BEGIN SUPPLIED MATERIAL

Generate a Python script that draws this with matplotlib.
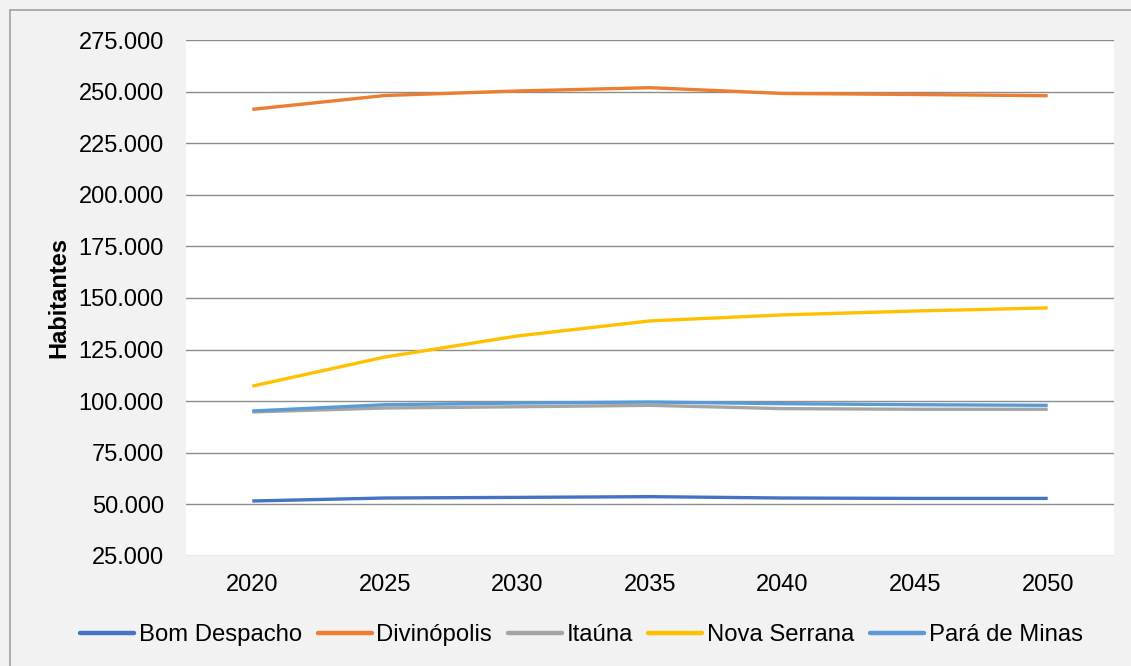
import matplotlib.pyplot as plt
from matplotlib.patches import Rectangle
from matplotlib.ticker import FuncFormatter

plt.rcParams['font.family'] = ['Liberation Sans', 'DejaVu Sans']

anos = ['2020', '2025', '2030', '2035', '2040', '2045', '2050']
bom_despacho = [51650, 53100, 53400, 53750, 53100, 52900, 52900]
divinopolis = [241400, 248100, 250300, 251900, 249100, 248600, 248000]
itauna = [94800, 96700, 97300, 98000, 96400, 96100, 96100]
nova_serrana = [107300, 121400, 131600, 138900, 141800, 143700, 145200]
para_de_minas = [95250, 98300, 99100, 99600, 98800, 98300, 98000]

series = [
    ('Bom Despacho', bom_despacho, '#4472C4'),
    ('Divinópolis', divinopolis, '#ED7D31'),
    ('Itaúna', itauna, '#A5A5A5'),
    ('Nova Serrana', nova_serrana, '#FFC000'),
    ('Pará de Minas', para_de_minas, '#5B9BD5'),
]

fig = plt.figure(figsize=(11.31, 6.66), dpi=100, facecolor='#F2F2F2')
# moldura do gráfico
fig.patches.append(Rectangle((10 / 1131, -0.1), 1.2, (656 / 666) + 0.1,
                             transform=fig.transFigure, fill=False,
                             edgecolor='#A0A0A0', linewidth=1.2))

ax = fig.add_axes([186 / 1131, 110 / 666, 928 / 1131, 516 / 666])
ax.set_facecolor('white')

x = range(len(anos))
for nome, vals, cor in series:
    ax.plot(x, vals, color=cor, linewidth=2.4, label=nome, solid_capstyle='butt')

ax.set_xlim(-0.5, len(anos) - 0.5)
ax.set_ylim(25000, 275000)
ax.set_yticks(range(25000, 275001, 25000))
ax.yaxis.set_major_formatter(FuncFormatter(lambda v, p: f'{int(v):,}'.replace(',', '.')))
ax.set_xticks(list(x))
ax.set_xticklabels(anos)

ax.grid(axis='y', color='#8C8C8C', linewidth=1.0)
ax.set_axisbelow(True)
for s in ax.spines.values():
    s.set_visible(False)
ax.tick_params(axis='both', length=0, labelsize=17, colors='black')
ax.tick_params(axis='y', pad=16)
ax.tick_params(axis='x', pad=13)

ax.set_ylabel('Habitantes', fontsize=17, fontweight='bold', labelpad=6)

leg = fig.legend(loc='center', bbox_to_anchor=(0.514, 1 - 635 / 666), ncol=5,
                 frameon=False, fontsize=17.2, handlelength=2.26,
                 handletextpad=0.2, columnspacing=0.65)
for h in leg.get_lines():
    h.set_linewidth(3.2)
    h.set_solid_capstyle('round')

fig.savefig('out.png', dpi=100, facecolor=fig.get_facecolor())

END SUPPLIED MATERIAL

- [TASK DIRECTIONS]: Pull out all lines from the listing that contain the string "matplotlib".

- [EXERCISE SOLUTION]:
Generate a Python script that draws this with matplotlib.
import matplotlib.pyplot as plt
from matplotlib.patches import Rectangle
from matplotlib.ticker import FuncFormatter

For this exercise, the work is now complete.